What I mean is this: the mother possesses the means within her to return to her husband, manage her home, and care about her life. This is proved by the fact that she succeeds in it, after the elder’s speech, even though her son is not there for her in any concrete way. She need only conjure him in her mind.

It is important to understand that she invented him in the first place. Children are not born believing their parents ought to love each other; they are taught it. Long ago, she assigned her son his role in her life, the role of someone who is protected by certain actions of hers. What she came to understand as his needs, and his corresponding judgment upon her and her way of living—all of this came from her, from what she supposed him to want from her; indeed, from what she needed him to want from her. The existence of her son does work for her and always has—it produces someone who she can suppose to be rewarded by her correct living.

It is also important to point out how totally indisputable it is that people do not just go away when they die. They leave something behind; at the very least our memories of them remain.

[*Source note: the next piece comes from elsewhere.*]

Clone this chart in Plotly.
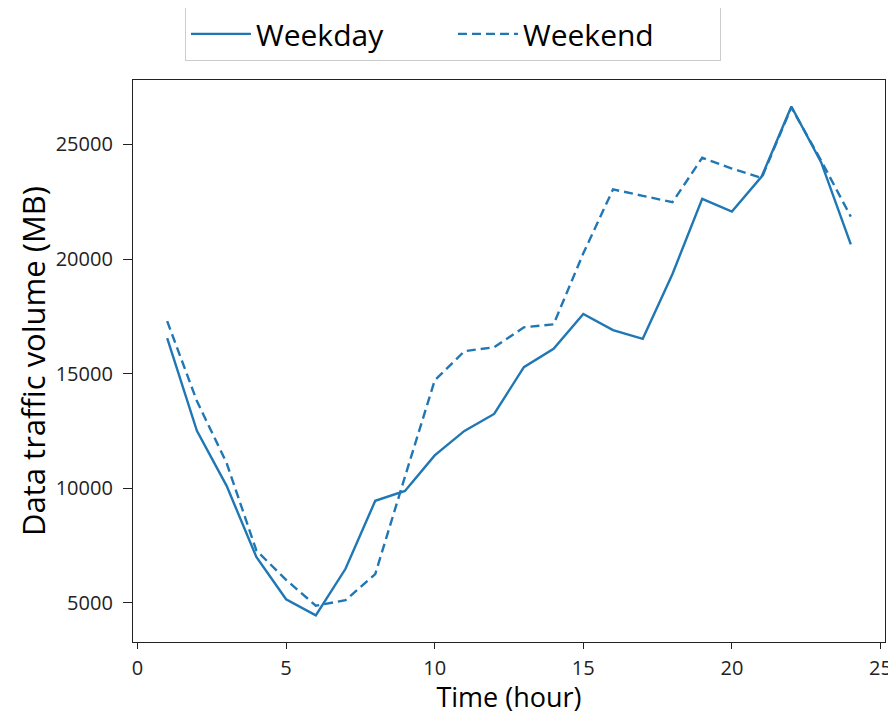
import plotly.graph_objects as go

# hourly traffic (MB)
hours = list(range(1, 25))
weekday = [16550, 12500, 10100, 7000, 5150, 4450, 6480, 9450, 9880, 11430, 12500, 13240,
           15280, 16080, 17600, 16900, 16520, 19350, 22630, 22070, 23600, 26660, 24230, 20640]
weekend = [17290, 13800, 11100, 7280, 6000, 4870, 5110, 6250, 10500, 14700, 15980, 16150,
           17020, 17150, 20250, 23040, 22760, 22480, 24420, 23950, 23540, 26620, 24300, 21850]

x_ticks = [0, 5, 10, 15, 20, 25]
y_ticks = [5000, 10000, 15000, 20000, 25000]
y_labels = ['5000', '10000', '15000', '20000', '25000']

blue = '#1f77b4'

fig = go.Figure()
fig.add_trace(go.Scatter(x=hours, y=weekday, mode='lines', name='Weekday',
                         line=dict(color=blue, width=2.4)))
fig.add_trace(go.Scatter(x=hours, y=weekend, mode='lines', name='Weekend',
                         line=dict(color=blue, width=2.4, dash='9px,5px')))

axis_style = dict(showline=True, linecolor='#222222', linewidth=1.3, mirror=True,
                  showgrid=False, zeroline=False, ticks='outside',
                  tickcolor='#222222', tickfont=dict(size=20, color='#222222'))

fig.update_xaxes(range=[-0.15, 25.15], tickvals=x_ticks, ticklen=6, ticklabelstandoff=2,
                 title=dict(text='Time (hour)', font=dict(size=27, color='black'), standoff=4),
                 **axis_style)
fig.update_yaxes(range=[3285, 27815], tickvals=y_ticks, ticktext=y_labels,
                 ticklen=9, ticklabelstandoff=6,
                 title=dict(text='Data traffic volume (MB)', font=dict(size=31, color='black'), standoff=0),
                 **axis_style)

fig.update_layout(
    width=886, height=707,
    margin=dict(l=125, r=9, t=72, b=73, autoexpand=False),
    plot_bgcolor='white', paper_bgcolor='white',
    font=dict(family='Open Sans', color='black'),
    legend=dict(orientation='h', x=0.4255, xanchor='center', y=1.082, yanchor='middle',
                font=dict(size=30), bordercolor='#cccccc', borderwidth=1,
                itemwidth=60, entrywidth=192, bgcolor='white'),
)

fig.write_html('out.html')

It seems she rightly realizes, when the elder speaks to her, that a great deal more of her son remains than just the silence that echoes through their house where his feet once pattered.

But Still, We Can’t Just Decide to Believe in God, Right?

We have not even begun to scratch the surface. Can’t she suppose herself to be the person rewarded by her correct living—since, indeed, she is? And if she can’t now, could she have done this before, when she was not overcome by grief—or did she need, even then, such an excuse? What does it take to make a life without children?

I don’t know the answers to these questions. I welcome your afterthoughts.